>> BEGIN
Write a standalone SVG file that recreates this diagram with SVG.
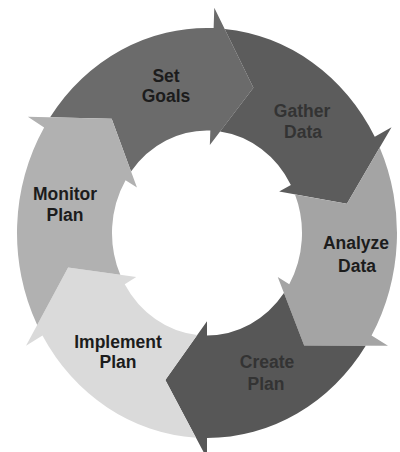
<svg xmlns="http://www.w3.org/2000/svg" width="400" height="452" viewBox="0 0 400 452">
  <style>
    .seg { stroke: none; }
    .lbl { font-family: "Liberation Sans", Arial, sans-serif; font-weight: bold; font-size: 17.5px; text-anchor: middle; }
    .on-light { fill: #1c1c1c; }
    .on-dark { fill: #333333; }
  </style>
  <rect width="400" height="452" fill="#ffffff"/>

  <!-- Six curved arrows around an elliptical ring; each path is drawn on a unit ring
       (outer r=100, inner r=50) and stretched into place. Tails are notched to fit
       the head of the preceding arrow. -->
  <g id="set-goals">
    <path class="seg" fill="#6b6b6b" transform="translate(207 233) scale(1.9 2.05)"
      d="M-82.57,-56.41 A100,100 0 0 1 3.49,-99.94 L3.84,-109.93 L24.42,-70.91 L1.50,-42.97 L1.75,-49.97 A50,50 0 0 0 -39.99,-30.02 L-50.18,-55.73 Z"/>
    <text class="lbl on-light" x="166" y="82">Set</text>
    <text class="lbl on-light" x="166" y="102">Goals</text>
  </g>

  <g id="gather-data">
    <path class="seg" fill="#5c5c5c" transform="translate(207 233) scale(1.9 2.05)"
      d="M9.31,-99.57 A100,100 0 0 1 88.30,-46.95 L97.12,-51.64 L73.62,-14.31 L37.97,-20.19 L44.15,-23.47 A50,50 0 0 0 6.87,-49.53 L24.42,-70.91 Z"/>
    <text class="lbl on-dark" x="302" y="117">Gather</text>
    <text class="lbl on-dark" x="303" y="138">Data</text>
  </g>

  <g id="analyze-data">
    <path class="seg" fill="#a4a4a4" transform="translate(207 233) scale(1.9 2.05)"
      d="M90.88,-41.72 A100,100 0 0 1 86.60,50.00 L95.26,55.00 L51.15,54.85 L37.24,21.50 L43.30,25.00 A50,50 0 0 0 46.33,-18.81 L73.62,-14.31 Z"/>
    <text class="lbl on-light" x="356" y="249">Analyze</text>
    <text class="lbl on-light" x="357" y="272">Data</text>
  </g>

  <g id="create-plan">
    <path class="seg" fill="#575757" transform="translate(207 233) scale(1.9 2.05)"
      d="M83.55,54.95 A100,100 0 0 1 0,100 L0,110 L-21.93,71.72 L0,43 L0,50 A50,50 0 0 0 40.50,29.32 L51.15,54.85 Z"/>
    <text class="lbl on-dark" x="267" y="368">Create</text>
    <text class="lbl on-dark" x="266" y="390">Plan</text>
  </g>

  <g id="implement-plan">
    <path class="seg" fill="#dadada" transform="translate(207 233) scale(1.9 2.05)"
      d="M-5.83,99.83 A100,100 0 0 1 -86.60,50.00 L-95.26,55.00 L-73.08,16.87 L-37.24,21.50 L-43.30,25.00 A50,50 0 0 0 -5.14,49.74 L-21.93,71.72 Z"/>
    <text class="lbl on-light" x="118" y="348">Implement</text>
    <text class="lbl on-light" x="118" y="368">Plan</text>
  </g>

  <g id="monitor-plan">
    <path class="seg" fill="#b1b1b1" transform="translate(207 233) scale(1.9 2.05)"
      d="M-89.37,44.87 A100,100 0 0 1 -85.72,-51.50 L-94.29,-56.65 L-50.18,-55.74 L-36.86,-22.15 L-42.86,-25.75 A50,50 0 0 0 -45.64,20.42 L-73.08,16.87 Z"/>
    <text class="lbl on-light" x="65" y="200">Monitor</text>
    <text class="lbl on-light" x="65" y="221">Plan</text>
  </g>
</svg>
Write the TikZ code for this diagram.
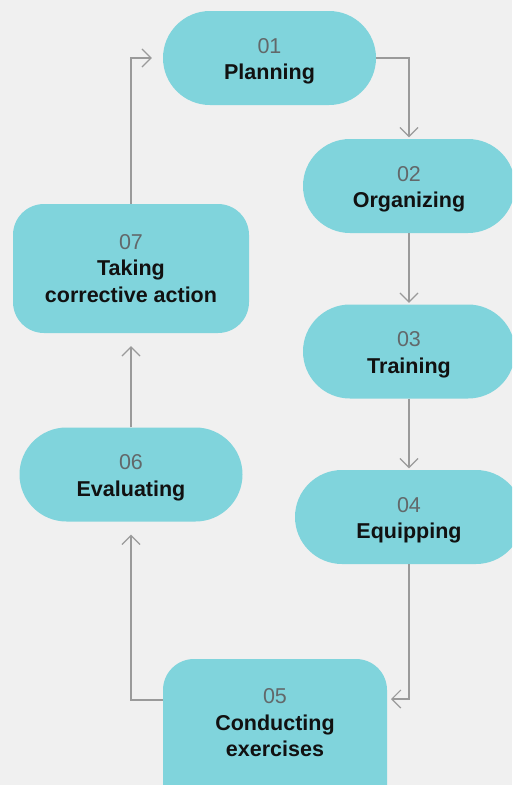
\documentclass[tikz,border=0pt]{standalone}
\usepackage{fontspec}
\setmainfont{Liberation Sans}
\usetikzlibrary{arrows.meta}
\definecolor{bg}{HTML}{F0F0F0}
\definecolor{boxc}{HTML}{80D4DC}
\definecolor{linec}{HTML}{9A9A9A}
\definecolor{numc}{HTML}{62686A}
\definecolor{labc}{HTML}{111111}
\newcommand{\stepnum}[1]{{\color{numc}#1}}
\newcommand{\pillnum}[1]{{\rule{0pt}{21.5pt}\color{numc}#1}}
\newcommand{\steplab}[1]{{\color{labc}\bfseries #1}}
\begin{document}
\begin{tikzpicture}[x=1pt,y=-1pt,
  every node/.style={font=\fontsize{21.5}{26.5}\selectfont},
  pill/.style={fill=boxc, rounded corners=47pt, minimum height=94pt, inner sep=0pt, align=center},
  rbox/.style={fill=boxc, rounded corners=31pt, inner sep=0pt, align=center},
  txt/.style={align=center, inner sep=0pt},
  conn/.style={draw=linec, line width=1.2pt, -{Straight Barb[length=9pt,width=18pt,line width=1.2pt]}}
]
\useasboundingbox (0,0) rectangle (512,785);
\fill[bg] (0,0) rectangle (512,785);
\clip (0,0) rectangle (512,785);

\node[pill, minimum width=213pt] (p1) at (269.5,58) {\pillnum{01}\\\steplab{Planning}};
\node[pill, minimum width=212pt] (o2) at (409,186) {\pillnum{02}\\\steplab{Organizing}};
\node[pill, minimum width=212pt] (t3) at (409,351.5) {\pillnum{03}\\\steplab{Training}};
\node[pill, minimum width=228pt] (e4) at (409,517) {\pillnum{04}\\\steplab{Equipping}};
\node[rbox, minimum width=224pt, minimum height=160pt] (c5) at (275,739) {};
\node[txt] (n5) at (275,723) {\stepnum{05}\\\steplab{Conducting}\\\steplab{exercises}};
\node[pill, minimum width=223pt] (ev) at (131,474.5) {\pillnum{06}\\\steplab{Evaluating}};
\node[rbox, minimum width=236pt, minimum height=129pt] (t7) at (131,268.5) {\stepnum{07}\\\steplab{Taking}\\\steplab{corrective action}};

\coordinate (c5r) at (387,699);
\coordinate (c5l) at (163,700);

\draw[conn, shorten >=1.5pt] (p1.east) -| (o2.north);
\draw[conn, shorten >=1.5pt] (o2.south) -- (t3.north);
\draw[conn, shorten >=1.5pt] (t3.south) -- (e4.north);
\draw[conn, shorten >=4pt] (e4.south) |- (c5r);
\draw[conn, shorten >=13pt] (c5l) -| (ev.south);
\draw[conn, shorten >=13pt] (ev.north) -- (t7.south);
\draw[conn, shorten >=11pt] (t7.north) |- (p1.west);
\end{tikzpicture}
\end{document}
>> END
* _Exercise description_
Of all the lines in the data above, state how many include "standalone". Say only the number.

* _Response below_
2